By Tugce Ozsoy and Selcan Hacaoglu
ISTANBUL (Bloomberg) — Markets in Istanbul tumbled after the US and Turkey stopped issuing visas for each other’s citizens in a spat related to last year’s failed coup against President Recep Tayyip Erdogan, deepening divisions between NATO members already at odds over the war in Syria.
The Trump administration halted visa services for Turks on Sunday, October 8, citing the October 4 arrest of a Turkish citizen employed at the US consulate in Istanbul for alleged involvement in the July 2016 putsch attempt. Erdogan’s government responded in kind within hours, repeating verbatim much of the US statement.
“The implementation of a such a decision by the US ambassador in Ankara is very saddening,” Erdogan said at a televised press conference in Kiev, Ukraine. He said that he ordered Turkey’s foreign ministry to reciprocate the move. “Turkey is a state of law, not a tribal state,” he said.
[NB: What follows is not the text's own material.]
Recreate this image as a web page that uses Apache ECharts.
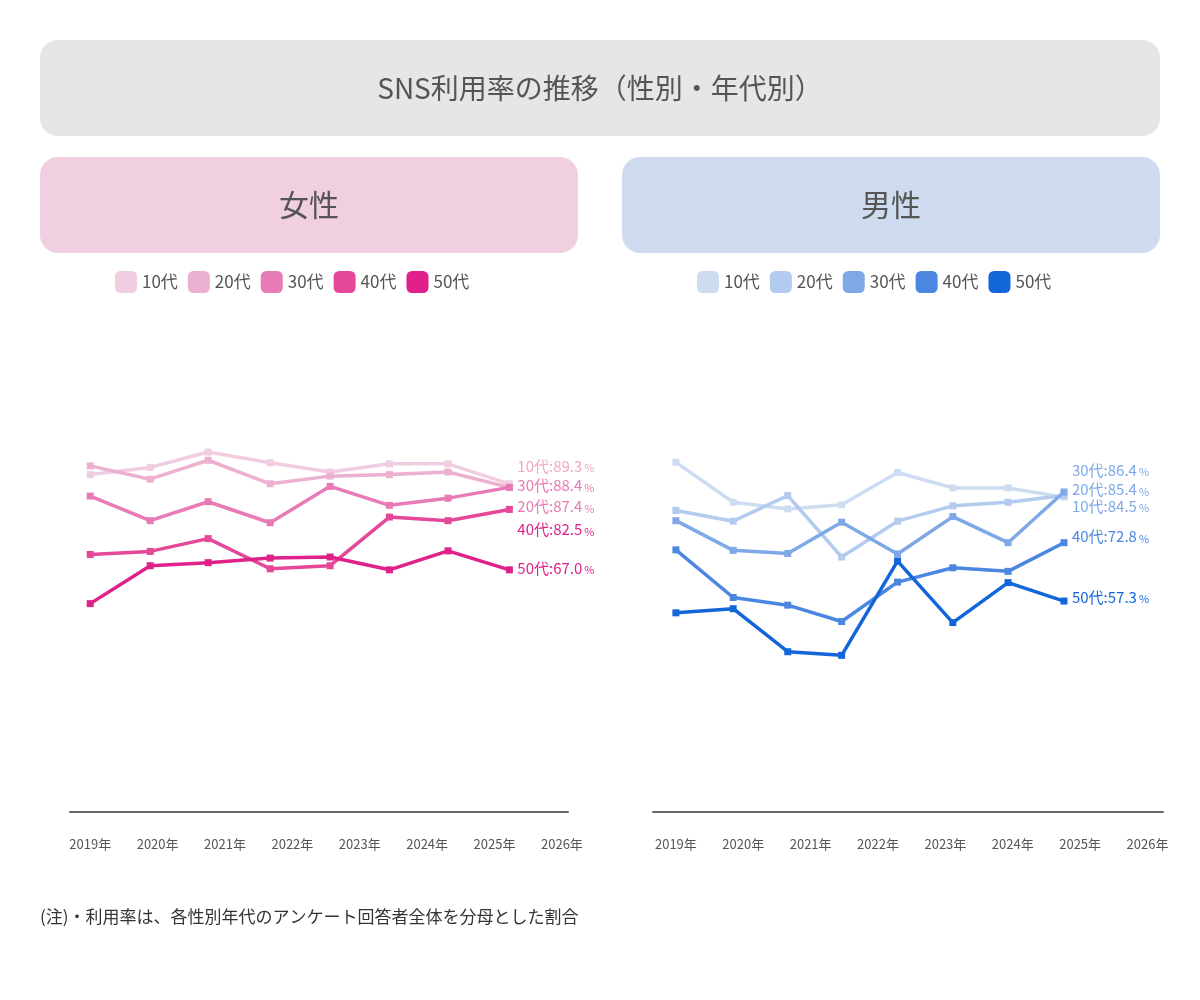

Relations have soured since the foiled coup, which Erdogan blames on a self-exiled cleric based in the US, Fethullah Gulen. The US has refused Turkey’s request to extradite Gulen, citing lack of evidence. Justice Minister Abdulhamit Gul on Monday rejected the US ambassador’s request for a meeting as prosecutors “invited” another consulate worker in to testify, AHaber TV reported. The pro-government channel said the employee’s wife and child had been detained, but it didn’t specify the worker’s whereabouts.
The US Embassy’s press service in the capital Ankara declined to comment.